> **What needs to be done**: Strip the pictures and reproduce the rest of the listing exactly.

+++

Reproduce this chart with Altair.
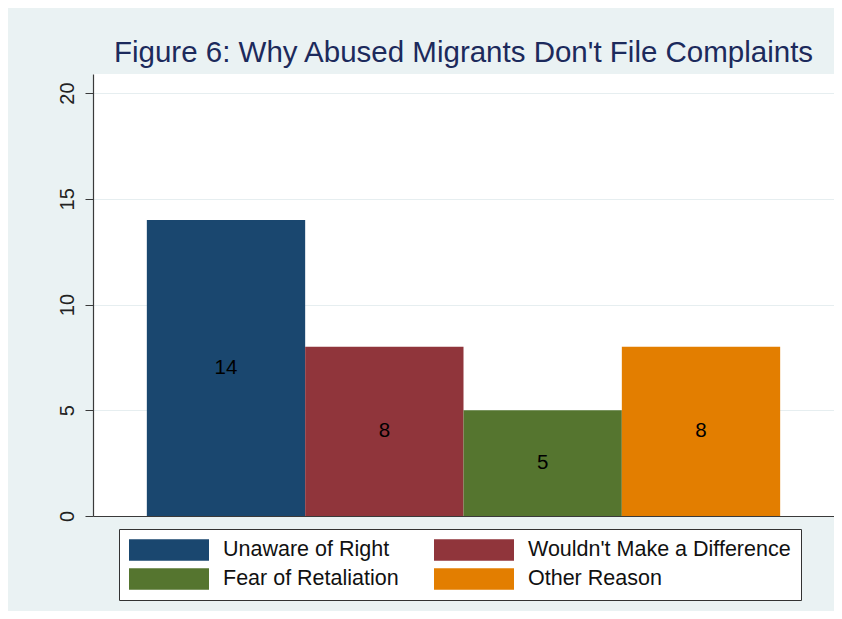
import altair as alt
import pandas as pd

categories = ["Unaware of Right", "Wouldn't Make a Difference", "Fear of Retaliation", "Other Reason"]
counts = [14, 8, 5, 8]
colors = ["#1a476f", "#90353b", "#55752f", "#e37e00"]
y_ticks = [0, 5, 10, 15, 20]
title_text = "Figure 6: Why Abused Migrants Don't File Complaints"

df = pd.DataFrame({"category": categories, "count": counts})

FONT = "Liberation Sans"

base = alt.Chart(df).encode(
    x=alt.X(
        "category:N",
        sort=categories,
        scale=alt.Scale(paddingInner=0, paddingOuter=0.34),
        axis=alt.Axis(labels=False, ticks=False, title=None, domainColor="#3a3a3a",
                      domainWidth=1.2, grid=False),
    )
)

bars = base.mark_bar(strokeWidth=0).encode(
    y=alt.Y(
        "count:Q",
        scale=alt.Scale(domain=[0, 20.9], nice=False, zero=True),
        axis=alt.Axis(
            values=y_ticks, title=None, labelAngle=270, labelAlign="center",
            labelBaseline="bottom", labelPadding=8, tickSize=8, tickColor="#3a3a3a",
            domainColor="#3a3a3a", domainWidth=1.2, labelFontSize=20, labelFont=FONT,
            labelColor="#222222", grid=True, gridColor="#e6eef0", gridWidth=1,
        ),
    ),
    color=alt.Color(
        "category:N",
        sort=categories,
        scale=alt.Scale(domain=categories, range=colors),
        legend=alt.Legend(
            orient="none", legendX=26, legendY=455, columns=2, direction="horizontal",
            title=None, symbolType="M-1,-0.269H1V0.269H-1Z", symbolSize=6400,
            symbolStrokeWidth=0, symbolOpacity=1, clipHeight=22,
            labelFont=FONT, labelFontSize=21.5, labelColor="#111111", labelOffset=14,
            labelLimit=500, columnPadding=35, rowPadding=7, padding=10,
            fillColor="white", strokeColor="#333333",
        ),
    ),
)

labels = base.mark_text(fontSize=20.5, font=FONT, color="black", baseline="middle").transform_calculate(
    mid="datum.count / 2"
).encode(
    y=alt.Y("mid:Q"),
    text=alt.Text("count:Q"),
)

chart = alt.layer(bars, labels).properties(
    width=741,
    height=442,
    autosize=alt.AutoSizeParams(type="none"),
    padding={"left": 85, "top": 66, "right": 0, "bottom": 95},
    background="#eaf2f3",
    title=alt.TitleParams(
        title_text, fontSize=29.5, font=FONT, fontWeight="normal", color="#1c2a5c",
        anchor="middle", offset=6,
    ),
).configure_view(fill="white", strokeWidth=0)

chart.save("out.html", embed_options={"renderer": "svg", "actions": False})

+++

> **Task response**:
Reproduce this chart with Altair.
import altair as alt
import pandas as pd

categories = ["Unaware of Right", "Wouldn't Make a Difference", "Fear of Retaliation", "Other Reason"]
counts = [14, 8, 5, 8]
colors = ["#1a476f", "#90353b", "#55752f", "#e37e00"]
y_ticks = [0, 5, 10, 15, 20]
title_text = "Figure 6: Why Abused Migrants Don't File Complaints"

df = pd.DataFrame({"category": categories, "count": counts})

FONT = "Liberation Sans"

base = alt.Chart(df).encode(
    x=alt.X(
        "category:N",
        sort=categories,
        scale=alt.Scale(paddingInner=0, paddingOuter=0.34),
        axis=alt.Axis(labels=False, ticks=False, title=None, domainColor="#3a3a3a",
                      domainWidth=1.2, grid=False),
    )
)

bars = base.mark_bar(strokeWidth=0).encode(
    y=alt.Y(
        "count:Q",
        scale=alt.Scale(domain=[0, 20.9], nice=False, zero=True),
        axis=alt.Axis(
            values=y_ticks, title=None, labelAngle=270, labelAlign="center",
            labelBaseline="bottom", labelPadding=8, tickSize=8, tickColor="#3a3a3a",
            domainColor="#3a3a3a", domainWidth=1.2, labelFontSize=20, labelFont=FONT,
            labelColor="#222222", grid=True, gridColor="#e6eef0", gridWidth=1,
        ),
    ),
    color=alt.Color(
        "category:N",
        sort=categories,
        scale=alt.Scale(domain=categories, range=colors),
        legend=alt.Legend(
            orient="none", legendX=26, legendY=455, columns=2, direction="horizontal",
            title=None, symbolType="M-1,-0.269H1V0.269H-1Z", symbolSize=6400,
            symbolStrokeWidth=0, symbolOpacity=1, clipHeight=22,
            labelFont=FONT, labelFontSize=21.5, labelColor="#111111", labelOffset=14,
            labelLimit=500, columnPadding=35, rowPadding=7, padding=10,
            fillColor="white", strokeColor="#333333",
        ),
    ),
)

labels = base.mark_text(fontSize=20.5, font=FONT, color="black", baseline="middle").transform_calculate(
    mid="datum.count / 2"
).encode(
    y=alt.Y("mid:Q"),
    text=alt.Text("count:Q"),
)

chart = alt.layer(bars, labels).properties(
    width=741,
    height=442,
    autosize=alt.AutoSizeParams(type="none"),
    padding={"left": 85, "top": 66, "right": 0, "bottom": 95},
    background="#eaf2f3",
    title=alt.TitleParams(
        title_text, fontSize=29.5, font=FONT, fontWeight="normal", color="#1c2a5c",
        anchor="middle", offset=6,
    ),
).configure_view(fill="white", strokeWidth=0)

chart.save("out.html", embed_options={"renderer": "svg", "actions": False})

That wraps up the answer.